*SHORT TASK:* Determine the number of lines where "Reproduce" occurs and reply with that number by itself.

*EXCERPTED DATA:*
■ ■ ■
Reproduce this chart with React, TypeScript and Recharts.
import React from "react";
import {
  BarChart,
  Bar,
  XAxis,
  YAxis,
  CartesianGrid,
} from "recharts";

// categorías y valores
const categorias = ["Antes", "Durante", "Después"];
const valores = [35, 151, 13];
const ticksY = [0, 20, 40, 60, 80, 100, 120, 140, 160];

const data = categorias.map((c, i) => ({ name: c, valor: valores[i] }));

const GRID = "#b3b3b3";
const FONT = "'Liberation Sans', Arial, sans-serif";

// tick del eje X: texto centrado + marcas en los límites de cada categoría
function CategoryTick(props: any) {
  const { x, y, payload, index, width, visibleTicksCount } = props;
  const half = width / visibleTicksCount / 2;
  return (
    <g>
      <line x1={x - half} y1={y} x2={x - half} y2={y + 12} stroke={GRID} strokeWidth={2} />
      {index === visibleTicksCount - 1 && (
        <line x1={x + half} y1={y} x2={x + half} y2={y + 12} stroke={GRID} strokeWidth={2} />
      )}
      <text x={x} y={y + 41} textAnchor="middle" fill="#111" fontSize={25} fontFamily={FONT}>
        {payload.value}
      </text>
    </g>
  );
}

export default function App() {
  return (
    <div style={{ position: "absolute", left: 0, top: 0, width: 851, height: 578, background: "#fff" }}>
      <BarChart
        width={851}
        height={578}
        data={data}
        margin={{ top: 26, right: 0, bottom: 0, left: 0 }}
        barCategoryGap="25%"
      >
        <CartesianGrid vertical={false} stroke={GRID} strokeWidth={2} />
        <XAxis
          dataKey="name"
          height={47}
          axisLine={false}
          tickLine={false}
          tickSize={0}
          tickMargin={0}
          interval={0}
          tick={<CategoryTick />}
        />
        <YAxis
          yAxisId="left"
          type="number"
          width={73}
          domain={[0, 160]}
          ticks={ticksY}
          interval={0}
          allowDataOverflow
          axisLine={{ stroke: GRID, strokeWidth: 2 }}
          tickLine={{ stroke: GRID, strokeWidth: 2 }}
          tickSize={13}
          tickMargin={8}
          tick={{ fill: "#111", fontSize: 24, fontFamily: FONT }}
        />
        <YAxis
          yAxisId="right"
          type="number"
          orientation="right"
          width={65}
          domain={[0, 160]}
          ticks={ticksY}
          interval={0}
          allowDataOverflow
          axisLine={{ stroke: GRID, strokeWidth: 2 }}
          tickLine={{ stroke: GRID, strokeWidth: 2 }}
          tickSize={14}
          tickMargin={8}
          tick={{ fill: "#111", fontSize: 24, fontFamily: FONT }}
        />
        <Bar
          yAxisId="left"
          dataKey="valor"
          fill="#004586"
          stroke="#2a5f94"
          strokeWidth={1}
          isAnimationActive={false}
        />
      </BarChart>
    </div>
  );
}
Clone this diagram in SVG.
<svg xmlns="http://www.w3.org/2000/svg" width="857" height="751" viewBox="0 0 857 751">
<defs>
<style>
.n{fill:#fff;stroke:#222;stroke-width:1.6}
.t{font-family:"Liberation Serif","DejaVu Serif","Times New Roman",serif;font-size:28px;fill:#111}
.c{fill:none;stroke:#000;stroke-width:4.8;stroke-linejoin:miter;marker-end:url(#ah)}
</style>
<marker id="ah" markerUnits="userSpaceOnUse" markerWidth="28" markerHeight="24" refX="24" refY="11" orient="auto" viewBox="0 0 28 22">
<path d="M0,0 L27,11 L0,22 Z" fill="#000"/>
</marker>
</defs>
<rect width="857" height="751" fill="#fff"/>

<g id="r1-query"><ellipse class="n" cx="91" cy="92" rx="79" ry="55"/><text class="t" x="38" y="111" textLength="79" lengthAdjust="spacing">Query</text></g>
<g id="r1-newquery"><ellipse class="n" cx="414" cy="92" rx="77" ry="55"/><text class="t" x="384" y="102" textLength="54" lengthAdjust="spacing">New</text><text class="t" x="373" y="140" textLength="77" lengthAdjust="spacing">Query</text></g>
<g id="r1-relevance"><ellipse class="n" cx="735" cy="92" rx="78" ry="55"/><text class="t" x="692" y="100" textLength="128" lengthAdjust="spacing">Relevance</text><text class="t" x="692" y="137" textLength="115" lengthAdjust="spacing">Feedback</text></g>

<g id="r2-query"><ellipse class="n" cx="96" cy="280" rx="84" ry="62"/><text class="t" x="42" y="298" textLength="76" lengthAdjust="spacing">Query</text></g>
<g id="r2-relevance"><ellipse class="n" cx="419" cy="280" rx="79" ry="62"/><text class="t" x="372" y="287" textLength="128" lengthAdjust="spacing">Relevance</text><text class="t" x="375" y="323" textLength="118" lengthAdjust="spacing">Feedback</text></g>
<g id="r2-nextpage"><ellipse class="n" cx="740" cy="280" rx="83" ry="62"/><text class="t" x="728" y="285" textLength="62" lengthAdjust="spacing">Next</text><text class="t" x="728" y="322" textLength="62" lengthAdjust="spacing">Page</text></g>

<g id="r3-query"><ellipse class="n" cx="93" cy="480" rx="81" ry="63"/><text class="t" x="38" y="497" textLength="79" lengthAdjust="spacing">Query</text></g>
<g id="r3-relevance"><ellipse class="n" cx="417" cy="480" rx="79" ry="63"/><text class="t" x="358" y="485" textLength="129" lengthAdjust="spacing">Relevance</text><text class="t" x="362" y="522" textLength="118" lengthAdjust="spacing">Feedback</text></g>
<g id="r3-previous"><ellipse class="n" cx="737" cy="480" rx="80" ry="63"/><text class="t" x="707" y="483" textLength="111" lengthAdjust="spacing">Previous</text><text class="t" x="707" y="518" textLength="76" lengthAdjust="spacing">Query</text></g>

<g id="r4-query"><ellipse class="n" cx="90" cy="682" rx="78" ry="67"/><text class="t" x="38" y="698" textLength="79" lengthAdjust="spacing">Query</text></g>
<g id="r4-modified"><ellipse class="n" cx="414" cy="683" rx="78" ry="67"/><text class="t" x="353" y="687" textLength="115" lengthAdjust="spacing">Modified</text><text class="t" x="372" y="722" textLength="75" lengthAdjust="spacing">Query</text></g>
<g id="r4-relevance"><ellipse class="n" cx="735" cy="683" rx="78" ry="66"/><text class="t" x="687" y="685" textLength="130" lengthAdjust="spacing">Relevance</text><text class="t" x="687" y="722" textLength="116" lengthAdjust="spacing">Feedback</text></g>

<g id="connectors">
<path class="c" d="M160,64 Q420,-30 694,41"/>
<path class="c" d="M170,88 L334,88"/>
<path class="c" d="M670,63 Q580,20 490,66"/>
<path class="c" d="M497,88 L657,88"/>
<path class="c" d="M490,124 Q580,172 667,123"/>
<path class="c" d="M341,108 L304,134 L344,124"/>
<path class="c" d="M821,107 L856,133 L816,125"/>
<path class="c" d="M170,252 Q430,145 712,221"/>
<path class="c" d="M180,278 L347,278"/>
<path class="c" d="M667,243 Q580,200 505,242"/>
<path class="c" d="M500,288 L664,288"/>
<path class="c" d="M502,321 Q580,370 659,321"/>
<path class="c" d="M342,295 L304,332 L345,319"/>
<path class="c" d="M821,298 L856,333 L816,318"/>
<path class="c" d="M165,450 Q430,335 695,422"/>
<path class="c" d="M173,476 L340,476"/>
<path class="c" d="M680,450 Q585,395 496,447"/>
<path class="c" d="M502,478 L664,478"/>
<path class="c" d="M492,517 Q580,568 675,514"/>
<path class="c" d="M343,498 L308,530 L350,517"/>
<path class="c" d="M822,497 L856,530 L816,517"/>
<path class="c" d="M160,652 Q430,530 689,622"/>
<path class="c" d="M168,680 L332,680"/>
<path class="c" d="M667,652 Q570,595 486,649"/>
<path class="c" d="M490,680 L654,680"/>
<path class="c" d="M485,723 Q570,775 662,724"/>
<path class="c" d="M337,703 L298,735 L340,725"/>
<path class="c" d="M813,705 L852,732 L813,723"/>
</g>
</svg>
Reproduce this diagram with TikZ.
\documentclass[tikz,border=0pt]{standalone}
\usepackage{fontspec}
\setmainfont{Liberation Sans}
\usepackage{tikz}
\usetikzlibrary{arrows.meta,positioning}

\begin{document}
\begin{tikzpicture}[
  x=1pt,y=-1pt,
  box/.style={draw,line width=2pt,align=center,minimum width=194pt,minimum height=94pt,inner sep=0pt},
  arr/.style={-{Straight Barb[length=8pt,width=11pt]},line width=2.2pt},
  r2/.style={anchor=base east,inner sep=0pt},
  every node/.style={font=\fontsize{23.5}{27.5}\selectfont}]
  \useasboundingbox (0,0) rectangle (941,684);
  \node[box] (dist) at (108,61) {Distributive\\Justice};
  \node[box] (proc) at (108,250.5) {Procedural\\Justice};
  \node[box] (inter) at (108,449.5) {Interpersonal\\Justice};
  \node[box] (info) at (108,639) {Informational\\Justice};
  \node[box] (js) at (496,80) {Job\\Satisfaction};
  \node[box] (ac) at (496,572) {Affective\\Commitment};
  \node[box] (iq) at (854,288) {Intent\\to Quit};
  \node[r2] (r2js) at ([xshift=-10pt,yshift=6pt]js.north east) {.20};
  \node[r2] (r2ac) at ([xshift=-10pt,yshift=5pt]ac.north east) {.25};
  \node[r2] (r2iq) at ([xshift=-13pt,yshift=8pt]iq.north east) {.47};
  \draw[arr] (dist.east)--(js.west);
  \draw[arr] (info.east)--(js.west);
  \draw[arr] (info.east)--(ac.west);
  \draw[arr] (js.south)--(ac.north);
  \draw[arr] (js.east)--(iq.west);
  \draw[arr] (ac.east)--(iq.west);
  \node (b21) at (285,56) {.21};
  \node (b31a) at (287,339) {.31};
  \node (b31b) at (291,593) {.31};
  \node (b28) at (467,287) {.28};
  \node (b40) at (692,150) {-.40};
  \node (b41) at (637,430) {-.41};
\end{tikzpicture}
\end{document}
■ ■ ■
*TASK OUTPUT:* 2